Maybe Bitcoin is a good money and a contemporary way of producing a currency which regulates itself through the trade and commerce of the world, but gold and silver were the historic choices. In this video, Money Week’s Dominic Frisby sets out the case for gold as money:

Not convinced that gold has held its purchasing power where the dollar and other fiat monies have not? Take a look at this chart and this site, pricedingold.com.

On a day where the highly-regarded economist Roger Bootle writes in the Telegraph A dose of inflation could start to look like a cure for our current ills so soon after another round of “quantitative easing” which barely registered in the public consciousness, I’m reflecting that ideas which were once the preserve of monetary cranks are now the norm. One of those is the notion that debasing the currency will solve problems built up during decades of currency debasement.

I’m optimistic about humanity’s potential but a bright future requires honest money which holds its value. I’m increasingly convinced that will mean backing by gold and silver.


  1. Look at the Euro and Greece. They are locked into a currency against which they can’t devalue. Exactly the same as the gold standard. You can’t devalue a gold standard based currency. They are in a mess as a result.

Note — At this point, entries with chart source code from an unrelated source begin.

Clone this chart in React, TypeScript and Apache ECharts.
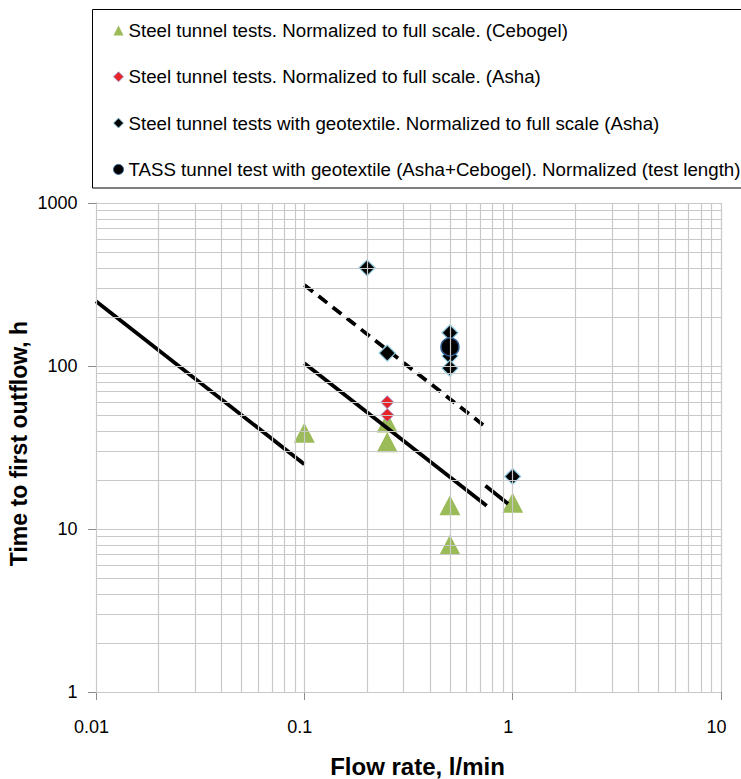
import React, { useEffect, useRef } from "react";
import * as echarts from "echarts";

// Axis ticks (log scale)
const xTicks = [0.01, 0.1, 1, 10];
const yTicks = [1, 10, 100, 1000];

// Point series: [flow rate l/min, time to first outflow h]
const cebogelSteel: [number, number][] = [
  [0.1, 39],
  [0.25, 45],
  [0.25, 34],
  [0.5, 14],
  [0.5, 8],
  [1, 14.5],
];
const ashaSteel: [number, number][] = [
  [0.25, 60],
  [0.25, 50],
];
const ashaGeotextile: [number, number][] = [
  [0.2, 400],
  [0.25, 120],
  [0.5, 160],
  [0.5, 115],
  [0.5, 97],
  [1, 21],
];
const tassTunnel: [number, number][] = [[0.5, 131]];

// Reference lines (t = C / q segments)
const lineA: [number, number][] = [
  [0.01, 250],
  [0.1, 25],
];
const lineB: [number, number][] = [
  [0.1, 104],
  [0.75, 13.9],
];
const lineDashed: [number, number][] = [
  [0.1, 314],
  [0.76, 41.3],
];
const lineShort: [number, number][] = [
  [0.74, 18.4],
  [0.95, 14.3],
];

const legendNames = [
  "Steel tunnel tests. Normalized to full scale. (Cebogel)",
  "Steel tunnel tests. Normalized to full scale. (Asha)",
  "Steel tunnel tests with geotextile. Normalized to full scale (Asha)",
  "TASS tunnel test with geotextile (Asha+Cebogel). Normalized (test length)",
];

// Log grid lines at 1..9 of every decade
function decadeGrid(lo: number, hi: number): number[] {
  const out: number[] = [];
  for (let d = lo; d < hi; d *= 10) {
    for (let k = 1; k <= 10; k++) out.push(+(d * k).toPrecision(6));
  }
  return Array.from(new Set(out));
}
const xGrid = decadeGrid(0.01, 10);
const yGrid = decadeGrid(1, 1000);

const FONT = "'Liberation Sans', Arial, sans-serif";

export default function App() {
  const ref = useRef<HTMLDivElement>(null);

  useEffect(() => {
    if (!ref.current) return;
    const chart = echarts.init(ref.current, undefined, { renderer: "svg" });
    const fmt = (v: number) => String(+Number(v).toPrecision(3));
    const axisGray = "#8c8c8c";

    chart.setOption({
      animation: false,
      backgroundColor: "#ffffff",
      textStyle: { fontFamily: FONT },
      grid: {
        left: 96,
        top: 203,
        width: 625,
        height: 489,
        containLabel: false,
        outerBoundsMode: "none",
      },
      graphic: [
        {
          type: "rect",
          z: 0,
          shape: { x: 92.5, y: 9.5, width: 700, height: 178.5 },
          style: { fill: "#ffffff", stroke: "#000000", lineWidth: 1 },
        },
      ],
      legend: {
        orient: "vertical",
        left: 113,
        top: 21,
        padding: 0,
        z: 5,
        itemWidth: 10,
        itemHeight: 10,
        itemGap: 27.3,
        itemTextGap: 5,
        itemStyle: { borderWidth: 1 },
        textStyle: { fontFamily: FONT, fontSize: 18.7, color: "#000000", lineHeight: 18 },
        data: [
          { name: legendNames[0], icon: "triangle" },
          { name: legendNames[1], icon: "diamond" },
          { name: legendNames[2], icon: "diamond" },
          { name: legendNames[3], icon: "circle" },
        ],
      },
      xAxis: {
        type: "log",
        logBase: 10,
        min: xTicks[0],
        max: xTicks[xTicks.length - 1],
        name: "Flow rate, l/min",
        nameLocation: "middle",
        nameGap: 62,
        nameMoveOverlap: false,
        nameTextStyle: {
          fontFamily: FONT,
          fontSize: 24,
          fontWeight: "bold",
          color: "#000",
          padding: [0, 0, 0, 18],
        },
        axisLine: { show: true, lineStyle: { color: axisGray, width: 1 } },
        axisTick: { show: true, length: 8, lineStyle: { color: axisGray } },
        axisLabel: {
          fontFamily: FONT,
          fontSize: 18,
          color: "#000",
          margin: 26,
          padding: [0, 9, 0, 0],
          formatter: fmt,
        },
        splitLine: { show: false },
      },
      yAxis: {
        type: "log",
        logBase: 10,
        min: yTicks[0],
        max: yTicks[yTicks.length - 1],
        name: "Time to first outflow, h",
        nameLocation: "middle",
        nameGap: 66,
        nameMoveOverlap: false,
        nameTextStyle: {
          fontFamily: FONT,
          fontSize: 23,
          fontWeight: "bold",
          color: "#000",
          padding: [0, 0, 0, 8],
        },
        axisLine: { show: true, lineStyle: { color: axisGray, width: 1 } },
        axisTick: { show: true, length: 8, lineStyle: { color: axisGray } },
        axisLabel: { fontFamily: FONT, fontSize: 18, color: "#000", margin: 18.5, formatter: fmt },
        splitLine: { show: false },
      },
      series: [
        {
          name: "grid",
          type: "line",
          z: 1,
          silent: true,
          data: [[1, 10]],
          showSymbol: false,
          lineStyle: { opacity: 0 },
          markLine: {
            silent: true,
            symbol: "none",
            animation: false,
            label: { show: false },
            lineStyle: { color: "#c8c8c8", width: 1.2, type: "solid" },
            data: [
              ...xGrid.map((v) => ({ xAxis: v })),
              ...yGrid.map((v) => ({ yAxis: v })),
            ],
          },
        },
        {
          name: legendNames[0],
          type: "scatter",
          z: 3,
          symbol: "triangle",
          symbolSize: [21, 20],
          itemStyle: { color: "#9bbb59", opacity: 1 },
          data: cebogelSteel,
        },
        {
          name: legendNames[1],
          type: "scatter",
          z: 3,
          symbol: "diamond",
          symbolSize: 13,
          itemStyle: { color: "#e8232a", borderColor: "#a394c9", borderWidth: 1, opacity: 1 },
          data: ashaSteel,
        },
        {
          name: legendNames[2],
          type: "scatter",
          z: 3,
          symbol: "diamond",
          symbolSize: 16,
          itemStyle: { color: "#000000", borderColor: "#8ecae0", borderWidth: 1.2, opacity: 1 },
          data: ashaGeotextile,
        },
        {
          name: legendNames[3],
          type: "scatter",
          z: 3,
          symbol: "circle",
          symbolSize: 18,
          itemStyle: { color: "#000000", borderColor: "#2f5f92", borderWidth: 1.5, opacity: 1 },
          data: tassTunnel,
        },
        ...[lineA, lineB, lineShort].map((d, i) => ({
          name: "line" + i,
          type: "line",
          z: 4,
          silent: true,
          showSymbol: false,
          symbol: "none",
          lineStyle: { color: "#000000", width: 3.8, cap: "butt" },
          data: d,
        })),
        {
          name: "lineDashed",
          type: "line",
          z: 2,
          silent: true,
          showSymbol: false,
          symbol: "none",
          lineStyle: { color: "#000000", width: 3.8, type: [11, 7] },
          data: lineDashed,
        },
      ],
    });
    return () => chart.dispose();
  }, []);

  return (
    <div
      ref={ref}
      style={{ position: "absolute", left: 0, top: 0, width: 741, height: 779 }}
    />
  );
}
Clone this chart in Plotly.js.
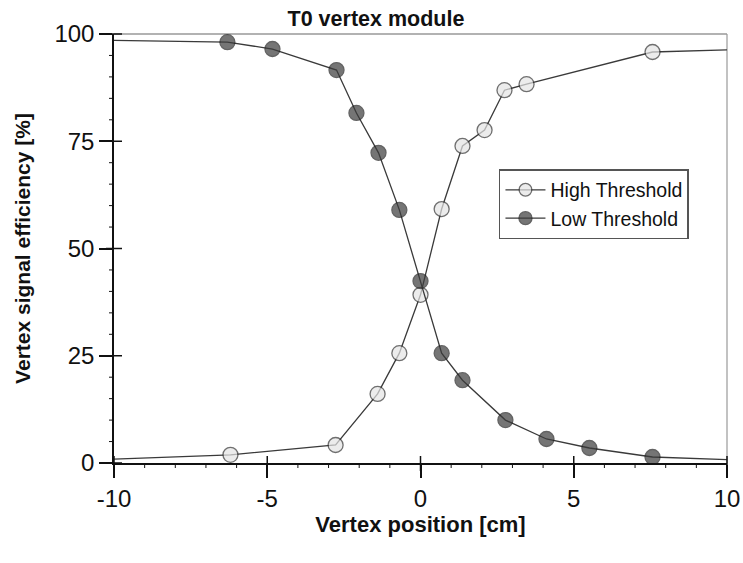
<!DOCTYPE html>
<html><head><meta charset="utf-8">
<script src="https://cdn.plot.ly/plotly-3.0.1.min.js"></script>
<style>body{margin:0;background:#fff}#chart{width:743px;height:563px}</style>
</head><body><div id="chart"></div>
<script>
const highX = [-10, -6.2, -2.77, -1.4, -0.69, 0, 0.69, 1.37, 2.09, 2.74, 3.46, 7.57, 10];
const highY = [0.9, 1.9, 4.2, 16.1, 25.6, 39.2, 59.2, 73.9, 77.6, 86.9, 88.3, 95.8, 96.3];
const highMarker = [false, true, true, true, true, true, true, true, true, true, true, true, false];
const lowX = [-10, -6.3, -4.83, -2.74, -2.09, -1.37, -0.69, 0, 0.69, 1.37, 2.77, 4.11, 5.51, 7.57, 10];
const lowY = [98.5, 98.1, 96.5, 91.6, 81.6, 72.3, 59.0, 42.4, 25.6, 19.3, 10.0, 5.6, 3.5, 1.4, 0.8];
const lowMarker = [false, true, true, true, true, true, true, true, true, true, true, true, true, true, false];
const xTicks = [-10, -5, 0, 5, 10];
const xTickText = ['-10', '-5', '0', '5', '10'];
const yTicks = [0, 25, 50, 75, 100];
const yTickText = ['0', '25', '50', '75', '100'];
const xRange = [-10, 10];
const yRange = [0, 100];
const xMinorStep = 1;
const yMinorStep = 5;

const font = "Liberation Sans, Arial, sans-serif";
function sizes(flags){return flags.map(f => f ? 15 : 0);}
const traces = [
  {x: highX, y: highY, name: 'High Threshold', mode: 'lines+markers',
   line: {color: '#3a3a3a', width: 1.3},
   marker: {size: sizes(highMarker), color: '#e4e4e4', line: {color: '#333', width: 1.3}}},
  {x: lowX, y: lowY, name: 'Low Threshold', mode: 'lines+markers',
   line: {color: '#3a3a3a', width: 1.3},
   marker: {size: sizes(lowMarker), color: '#3c3c3c', line: {color: '#222', width: 1.3}}}
];

// tick marks built from the tick arrays (paper fractions from the axis ranges)
function fx(v){return (v - xRange[0]) / (xRange[1] - xRange[0]);}
function fy(v){return (v - yRange[0]) / (yRange[1] - yRange[0]);}
const tickShapes = [];
for (let v = xRange[0]; v <= xRange[1] + 1e-9; v += xMinorStep) {
  const major = xTicks.includes(v);
  tickShapes.push({type: 'line', xref: 'paper', yref: 'paper', x0: fx(v), x1: fx(v),
    ysizemode: 'pixel', yanchor: 0, y0: major ? -8 : -5, y1: major ? 7 : 0,
    line: {color: '#111', width: major ? 1.5 : 1}, layer: 'above'});
}
for (let v = yRange[0]; v <= yRange[1] + 1e-9; v += yMinorStep) {
  const major = yTicks.includes(v);
  tickShapes.push({type: 'line', xref: 'paper', yref: 'paper', y0: fy(v), y1: fy(v),
    xsizemode: 'pixel', xanchor: 0, x0: major ? -8 : -5, x1: major ? 8 : 0,
    line: {color: '#111', width: major ? 1.5 : 1}, layer: 'above'});
}

const layout = {
  width: 743, height: 563,
  margin: {l: 114, r: 16, t: 34, b: 100},
  paper_bgcolor: '#fff', plot_bgcolor: '#fff',
  font: {family: font, color: '#111'},
  title: {text: '<b>T0 vertex module</b>', x: 0.506, xanchor: 'center', y: 0.968, yanchor: 'middle',
          font: {size: 21.5, family: font, color: '#111'}},
  xaxis: {range: xRange, tickmode: 'array', tickvals: xTicks, ticktext: xTickText, showgrid: false, zeroline: false,
          showline: true, linecolor: '#111', linewidth: 2.2, ticks: 'outside', ticklen: 13, tickwidth: 1.5, tickcolor: '#111',
          tickfont: {size: 24, family: font, color: '#111'},
          title: {text: '<b>Vertex position [cm]</b>', font: {size: 22, family: font, color: '#111'}, standoff: 6}},
  yaxis: {range: yRange, tickmode: 'array', tickvals: yTicks, ticktext: yTickText, showgrid: false, zeroline: false,
          showline: true, linecolor: '#111', linewidth: 1.5, ticks: 'outside', ticklen: 13, tickwidth: 1.5, tickcolor: '#111',
          tickfont: {size: 24, family: font, color: '#111'},
          title: {text: '<b>Vertex signal efficiency [%]</b>', font: {size: 21, family: font, color: '#111'}, standoff: 18}},
  shapes: [
    {type: 'line', xref: 'paper', yref: 'paper', x0: 0, x1: 1, y0: 1, y1: 1, line: {color: '#999', width: 1.5}, layer: 'below'},
    {type: 'line', xref: 'paper', yref: 'paper', x0: 1, x1: 1, y0: 0, y1: 1, line: {color: '#999', width: 1.2}, layer: 'below'}
  ].concat(tickShapes),
  legend: {x: 0.628, y: 0.685, xanchor: 'left', yanchor: 'top', bgcolor: '#fff', bordercolor: '#555', borderwidth: 1.5,
           font: {size: 19.5, family: font, color: '#111'}, tracegroupgap: 6, itemwidth: 40},
  showlegend: true
};
Plotly.newPlot('chart', traces, layout, {displayModeBar: false});
</script></body></html>
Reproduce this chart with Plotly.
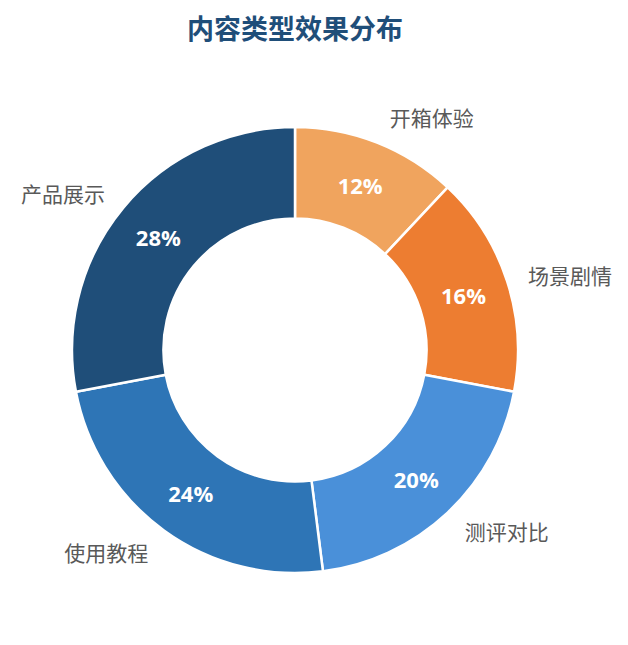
import plotly.graph_objects as go

categories = ["开箱体验", "场景剧情", "测评对比", "使用教程", "产品展示"]
values = [12, 16, 20, 24, 28]
colors = ["#f0a45e", "#ed7d31", "#4a90d9", "#2e75b6", "#1f4e79"]
title_text = "内容类型效果分布"

W, H = 628, 645
cx, cy = 287, 342
R_main = 223
R_lab = 237

def dom(r):
    return dict(x=[(cx - r) / W, (cx + r) / W], y=[1 - (cy + r) / H, 1 - (cy - r) / H])

fig = go.Figure()

# label trace (transparent ring, outside labels)
fig.add_trace(go.Pie(
    labels=categories, values=values, sort=False, direction="clockwise", rotation=0,
    domain=dom(R_lab), hole=0.9,
    marker=dict(colors=["rgba(0,0,0,0)"] * len(values), line=dict(width=0)),
    textinfo="label", textposition="outside",
    outsidetextfont=dict(family="Noto Sans CJK SC", size=21, color="#595959"),
    hoverinfo="skip", showlegend=False, automargin=False,
))

# main donut
fig.add_trace(go.Pie(
    labels=categories, values=values, sort=False, direction="clockwise", rotation=0,
    domain=dom(R_main), hole=0.59,
    marker=dict(colors=colors, line=dict(color="white", width=2.5)),
    textinfo="percent", textposition="inside", insidetextorientation="horizontal",
    texttemplate="%{percent:.0%}",
    insidetextfont=dict(family="Open Sans", size=22, color="white", weight="bold"),
    showlegend=False, automargin=False,
))

fig.update_layout(
    width=W, height=H,
    margin=dict(l=0, r=0, t=0, b=0),
    paper_bgcolor="white", plot_bgcolor="white",
    showlegend=False,
    title=dict(text="<b>" + title_text + "</b>", x=cx / W, xanchor="center",
               y=1 - 22 / H, yanchor="middle",
               font=dict(family="Noto Sans CJK SC", size=27, color="#1f4e79")),
)

fig.write_html("out.html")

    What does that tell us? It tells us that it isn’t the currency that is the problem, its people like you who can’t control your spending habits. You can’t control the debts that you have run up.

    So why are the big state debts hidden and a state secret? That’s the action of a fraudster like Bernie Maddoff.

    What for example, is the present value of the accrued state pension liabilities?

    • Nick, when a country borrows 30 billion Euro’s to pay what amounts to government salaries then you are in a world of hurt – no matter what currency system you are using. No private company could think of borrowing money to pay its salaries on a long term basis, yet this is precisely what most European countries including ours have done! And more stupidly they’ve banked on being able to use our children’s tax revenues to pay the money back, none of these ‘Einsteins’ politicians ever thought than maybe their largess would drive massive emigration from Europe.

  2. “..locked into a currency against which they can’t devalue. Exactly the same as the gold standard. You can’t devalue a gold standard based currency. They are in a mess as a result.” Nonsense.

    The eurozone is in a mess simply because their constituent countries have borrowed too much; it is not a problem with the Euro per se, although their problems stemmed from the fact that all eurozone countries were considered equally credit worthy, and so there were no external brakes on the amount of money to be borrowed by the gov’ts.

    If anything the one saving grace of the Euro is that it can’t (at the moment) be devalued, thereby causing the overstretched borrowers to default, and returning to real growth and prosperity more quickly (I appreciate that’s a little simplistic).

    State pension liabilities have little to do with currency debasement.